[Start Supplied records]

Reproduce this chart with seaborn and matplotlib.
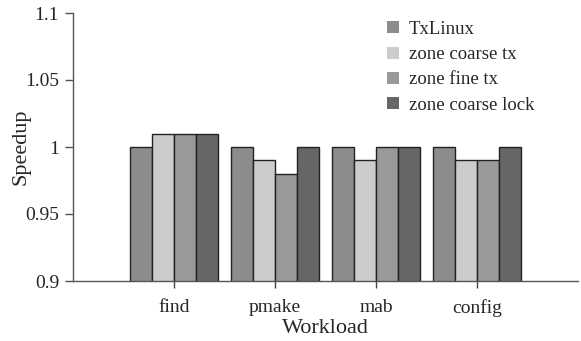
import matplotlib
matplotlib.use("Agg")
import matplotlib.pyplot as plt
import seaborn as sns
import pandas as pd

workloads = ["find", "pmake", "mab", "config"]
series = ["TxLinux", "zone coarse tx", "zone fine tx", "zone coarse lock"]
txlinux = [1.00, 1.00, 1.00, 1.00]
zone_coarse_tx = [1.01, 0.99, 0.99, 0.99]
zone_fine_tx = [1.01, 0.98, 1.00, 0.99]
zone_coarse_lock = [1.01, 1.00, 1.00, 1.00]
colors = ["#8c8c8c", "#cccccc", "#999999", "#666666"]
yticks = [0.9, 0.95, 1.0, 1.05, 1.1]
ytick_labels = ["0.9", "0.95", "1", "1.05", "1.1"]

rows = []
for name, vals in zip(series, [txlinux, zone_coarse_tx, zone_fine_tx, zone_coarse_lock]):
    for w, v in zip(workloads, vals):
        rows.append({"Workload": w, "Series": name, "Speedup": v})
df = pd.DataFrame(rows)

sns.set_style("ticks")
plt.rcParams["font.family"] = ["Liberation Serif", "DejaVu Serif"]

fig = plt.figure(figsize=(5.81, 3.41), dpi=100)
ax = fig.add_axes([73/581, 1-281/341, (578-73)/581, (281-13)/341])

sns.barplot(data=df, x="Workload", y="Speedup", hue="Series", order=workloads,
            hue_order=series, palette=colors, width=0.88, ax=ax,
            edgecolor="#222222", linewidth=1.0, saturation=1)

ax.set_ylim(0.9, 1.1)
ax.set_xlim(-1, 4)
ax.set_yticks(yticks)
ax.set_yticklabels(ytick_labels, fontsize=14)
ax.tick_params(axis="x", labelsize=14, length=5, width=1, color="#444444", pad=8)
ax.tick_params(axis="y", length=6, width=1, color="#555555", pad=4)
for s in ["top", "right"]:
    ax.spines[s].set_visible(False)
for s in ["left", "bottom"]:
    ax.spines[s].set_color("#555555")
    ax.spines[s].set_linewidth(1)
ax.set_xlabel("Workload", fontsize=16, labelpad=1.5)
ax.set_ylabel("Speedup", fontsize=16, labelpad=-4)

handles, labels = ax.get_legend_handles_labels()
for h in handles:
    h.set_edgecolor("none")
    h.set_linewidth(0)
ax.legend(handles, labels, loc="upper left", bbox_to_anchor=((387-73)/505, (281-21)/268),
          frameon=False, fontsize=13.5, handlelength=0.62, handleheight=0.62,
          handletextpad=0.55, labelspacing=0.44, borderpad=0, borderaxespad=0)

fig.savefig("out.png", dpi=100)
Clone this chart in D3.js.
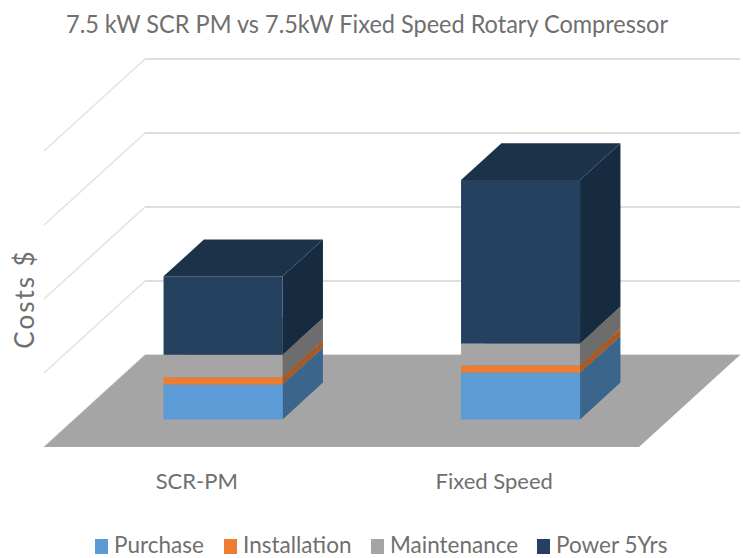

[End Supplied records]

→ **Exercise prompt**
Give back the entries verbatim. Do not include any picture.

→ **In response**
Reproduce this chart with seaborn and matplotlib.
import matplotlib
matplotlib.use("Agg")
import matplotlib.pyplot as plt
import seaborn as sns
import pandas as pd

workloads = ["find", "pmake", "mab", "config"]
series = ["TxLinux", "zone coarse tx", "zone fine tx", "zone coarse lock"]
txlinux = [1.00, 1.00, 1.00, 1.00]
zone_coarse_tx = [1.01, 0.99, 0.99, 0.99]
zone_fine_tx = [1.01, 0.98, 1.00, 0.99]
zone_coarse_lock = [1.01, 1.00, 1.00, 1.00]
colors = ["#8c8c8c", "#cccccc", "#999999", "#666666"]
yticks = [0.9, 0.95, 1.0, 1.05, 1.1]
ytick_labels = ["0.9", "0.95", "1", "1.05", "1.1"]

rows = []
for name, vals in zip(series, [txlinux, zone_coarse_tx, zone_fine_tx, zone_coarse_lock]):
    for w, v in zip(workloads, vals):
        rows.append({"Workload": w, "Series": name, "Speedup": v})
df = pd.DataFrame(rows)

sns.set_style("ticks")
plt.rcParams["font.family"] = ["Liberation Serif", "DejaVu Serif"]

fig = plt.figure(figsize=(5.81, 3.41), dpi=100)
ax = fig.add_axes([73/581, 1-281/341, (578-73)/581, (281-13)/341])

sns.barplot(data=df, x="Workload", y="Speedup", hue="Series", order=workloads,
            hue_order=series, palette=colors, width=0.88, ax=ax,
            edgecolor="#222222", linewidth=1.0, saturation=1)

ax.set_ylim(0.9, 1.1)
ax.set_xlim(-1, 4)
ax.set_yticks(yticks)
ax.set_yticklabels(ytick_labels, fontsize=14)
ax.tick_params(axis="x", labelsize=14, length=5, width=1, color="#444444", pad=8)
ax.tick_params(axis="y", length=6, width=1, color="#555555", pad=4)
for s in ["top", "right"]:
    ax.spines[s].set_visible(False)
for s in ["left", "bottom"]:
    ax.spines[s].set_color("#555555")
    ax.spines[s].set_linewidth(1)
ax.set_xlabel("Workload", fontsize=16, labelpad=1.5)
ax.set_ylabel("Speedup", fontsize=16, labelpad=-4)

handles, labels = ax.get_legend_handles_labels()
for h in handles:
    h.set_edgecolor("none")
    h.set_linewidth(0)
ax.legend(handles, labels, loc="upper left", bbox_to_anchor=((387-73)/505, (281-21)/268),
          frameon=False, fontsize=13.5, handlelength=0.62, handleheight=0.62,
          handletextpad=0.55, labelspacing=0.44, borderpad=0, borderaxespad=0)

fig.savefig("out.png", dpi=100)
Clone this chart in D3.js.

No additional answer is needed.